For a huge section of my life, I refused to eat even a crumb of food in the presence of strangers. Or even my friends, at times.
Why? I felt that as an overweight person, everyone around me must be playing Judge Judy and labeling me an incorrigible glutton with every bite. I went so far as to hide out in a corner of my high school’s library every lunch hour rather than face a jury of my peers in the cafeteria.
This did not secure my place in the Popular Kids High School Hall of Fame, believe you me.
As much as going to college changed my life, fear of public eating is one thing that remained unchanged during those 4.5 years of my life. Even now, I don’t understand it. As a plus-size person, I could join the cheerleading squad, put on a short skirt and jump in around in all my cellulitic glory in front of crowds of hundreds of people, but I couldn’t eat a french fry in front of them? It makes about as much sense as Lady Gaga’s wardrobe, I know.
My fear of judgement would increase ten-fold if guys my own age were there – I could only imagine their thoughts. “Whoa, dude, did you see that fat chick?

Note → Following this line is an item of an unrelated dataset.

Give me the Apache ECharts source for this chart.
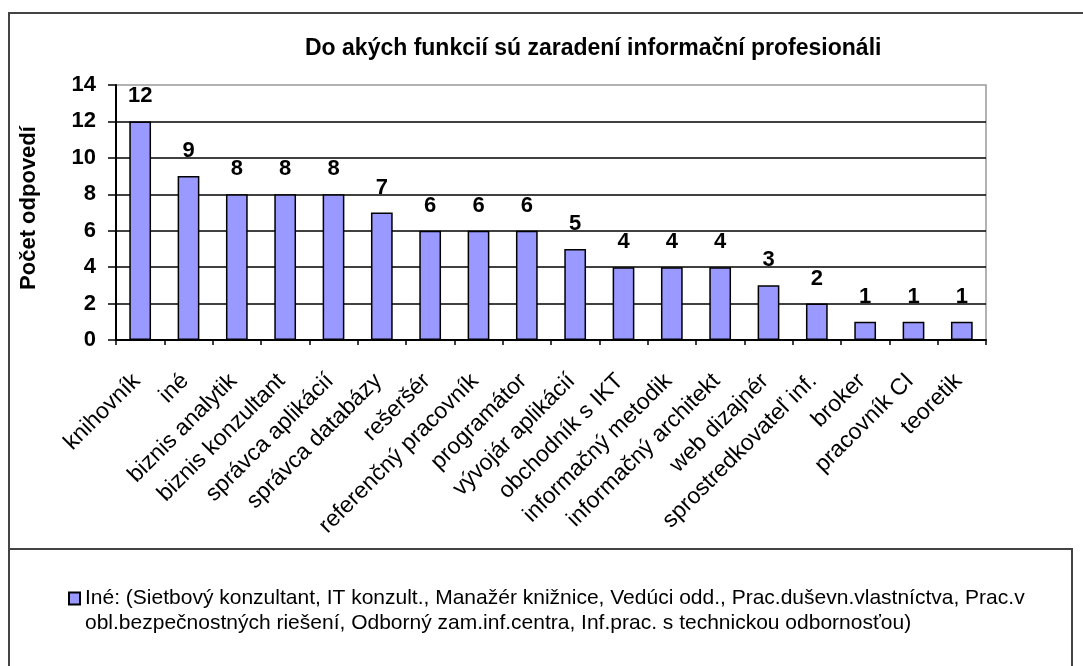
<!DOCTYPE html>
<html>
<head>
<meta charset="utf-8">
<script src="https://cdn.jsdelivr.net/npm/echarts@6/dist/echarts.min.js"></script>
<style>
html,body{margin:0;padding:0;background:#fff;}
#chart{width:1083px;height:666px;}
</style>
</head>
<body>
<div id="chart"></div>
<script>
const titleText = 'Do akých funkcií sú zaradení informační profesionáli';
const yAxisName = 'Počet odpovedí';
const categories = ['knihovník', 'iné', 'biznis analytik', 'biznis konzultant', 'správca aplikácií', 'správca databázy', 'rešeršér', 'referenčný pracovník', 'programátor', 'vývojár aplikácií', 'obchodník s IKT', 'informačný metodik', 'informačný architekt', 'web dizajnér', 'sprostredkovateľ inf.', 'broker', 'pracovník CI', 'teoretik'];
const values = [12, 9, 8, 8, 8, 7, 6, 6, 6, 5, 4, 4, 4, 3, 2, 1, 1, 1];
const seriesName = 'Iné: (Sietbový konzultant, IT konzult., Manažér knižnice, Vedúci odd., Prac.duševn.vlastníctva, Prac.v obl.bezpečnostných riešení, Odborný zam.inf.centra, Inf.prac. s technickou odbornosťou)';
const yMin = 0, yMax = 14, yStep = 2;

const FONT = '"Liberation Sans", Arial, sans-serif';
const chart = echarts.init(document.getElementById('chart'), null, {renderer: 'canvas'});
const frame = '#444';
chart.setOption({
  backgroundColor: '#fff',
  animation: false,
  textStyle: {fontFamily: FONT},
  title: {
    text: titleText,
    left: 305,
    top: 37,
    padding: 0,
    textStyle: {fontSize: 23, fontWeight: 'bold', color: '#000', fontFamily: FONT}
  },
  legend: {
    data: [seriesName],
    left: 68,
    top: 561,
    padding: 0,
    itemWidth: 11,
    itemHeight: 12,
    icon: 'rect',
    formatter: function (n) { return '\n' + n.replace('Prac.v obl.', 'Prac.v\nobl.'); },
    textStyle: {fontSize: 21, color: '#000', fontFamily: FONT, lineHeight: 25}
  },
  grid: {
    left: 116, top: 85, right: 97, bottom: 326,
    show: true, borderColor: '#999', borderWidth: 1.5, containLabel: false
  },
  xAxis: {
    type: 'category',
    data: categories,
    axisLine: {lineStyle: {color: '#000', width: 2}},
    axisTick: {show: true, length: 5, lineStyle: {color: '#000', width: 1.5}},
    axisLabel: {
      interval: 0, rotate: 45, fontSize: 23, color: '#000', margin: 34,
      padding: [0, 5, 0, 0], fontFamily: FONT
    }
  },
  yAxis: {
    type: 'value',
    min: yMin, max: yMax, interval: yStep,
    name: yAxisName,
    nameLocation: 'middle',
    nameGap: 76,
    nameTextStyle: {fontSize: 22, fontWeight: 'bold', color: '#000', fontFamily: FONT, padding: [0, 0, 0, 9]},
    axisLine: {show: true, lineStyle: {color: '#000', width: 2}},
    axisTick: {show: true, length: 8, lineStyle: {color: '#000', width: 1.5}},
    axisLabel: {fontSize: 22, fontWeight: 'bold', color: '#000', margin: 20, fontFamily: FONT},
    splitLine: {show: true, showMinLine: false, showMaxLine: false, lineStyle: {color: '#000', width: 1.5}}
  },
  series: [{
    name: seriesName,
    type: 'bar',
    data: values,
    barWidth: '45%',
    itemStyle: {color: '#9999FF', borderColor: '#000', borderWidth: 1.5},
    label: {show: true, position: 'top', distance: 14, fontSize: 22, fontWeight: 'bold', color: '#000', fontFamily: FONT}
  }],
  graphic: [
    {type: 'line', shape: {x1: 9, y1: 13, x2: 1083, y2: 13}, style: {stroke: frame, lineWidth: 2}},
    {type: 'line', shape: {x1: 9, y1: 12, x2: 9, y2: 666}, style: {stroke: frame, lineWidth: 2}},
    {type: 'line', shape: {x1: 9, y1: 549, x2: 1072, y2: 549}, style: {stroke: frame, lineWidth: 2}},
    {type: 'line', shape: {x1: 1072, y1: 548, x2: 1072, y2: 666}, style: {stroke: frame, lineWidth: 2}}
  ]
});
</script>
</body>
</html>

She was motorboating that basket of chicken strips like there was no tomorrow! No way I’d ever date a chubster like that.”
I’d even get paranoid in traffic. If I ordered an ice cream cone from McDonalds and proceeded to eat it in my car, I’d hold the cone below window-level, even if it dripped all over my legs and car upholstery.
Now, I’d say I’ve done a complete 180. I devour ice cream cones, cheeseburgers, and fruit cups alike in the company of complete and total strangers. Who cares what they think? I’m also fairly vocal about being hungry – “I can’t go that long without eating! We have to make a stop.” Living a healthier lifestyle has given me the confidence to just be me and stop worrying about what other people might be thinking.
Unless you see me and I’ve got ice cream all over my face/shirt/hair. Then feel free to comment.